Nel ruolo di Don José, a sostituire all’ultimo istante l’indisposto Roberto Aronica, è intervenuto l’avvenente tenore messicano Arturo Chacón-Cruz. L’artista ha sfoggiato un’interpretazione prepotentemente mascolina legata, però, ad una vocalità lirica setosa ed elegante, piacevolissima all’ascolto e mai forzata.
Ottima la Micaela della soprano Maria Katzarava.
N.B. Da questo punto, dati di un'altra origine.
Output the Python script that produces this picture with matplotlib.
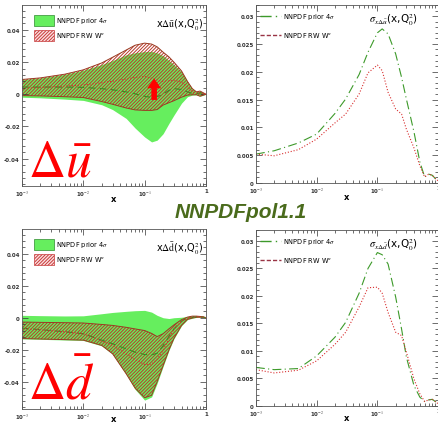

Dotata di una voce allo stesso tempo accesa e carezzevole, convince nella resa amabile del personaggio e fa balzare dalla poltrona con un gestaccio di rivalsa rivolto a Carmen, in chiusura del III atto.
Il torero Escamillo è il basso-baritono Marko Mimica; voce potente e fisico statuario, è purtroppo però caduto nell’insidia di un’ esecuzione esageratamente frontale.
La musica di Georges Bizet è per l’orchestra del Massimo un tortuoso fiume in piena, ma questa è ben guidata in intensità, sfumature e carnalità dal maestro brasiliano Alejo Pérez.
E’ la Carmen dell’inatteso con l’insegna lignea rappresentate un toro stilizzato che rovina sonoramente sul palcoscenico, sollevando la polvere. Viene, poi, smontata e rimossa da aitanti giovanotti a torso nudo o in canottiera sulle note del focoso intermezzo sinfonico che prelude all’atto IV.
E’ la Carmen del metaforico: la bella sigaraia, ormai fidanzata del torero Escamillo e inguainata in un abito rosa trash, muore per un colpo di fendente alla carotide dopo un ultimo incontro con l’ex amante Don José folle di gelosia ossessiva . L’illusione scenica della colluttazione tra i due e della conseguente morte della donna esula dall’atto passionale di forma letteraria; vi si ravvisa, bensì, un truce femminicidio d’età contemporanea.
Applausi lunghi, scroscianti, meritatissimi per l’intero cast. Vocianti contestazioni, dai soliti noti tradizionalisti della setta dei palchettisti, per il regista; segno che non sempre l’audace genialità di un’ artista viene adeguatamente ripagata.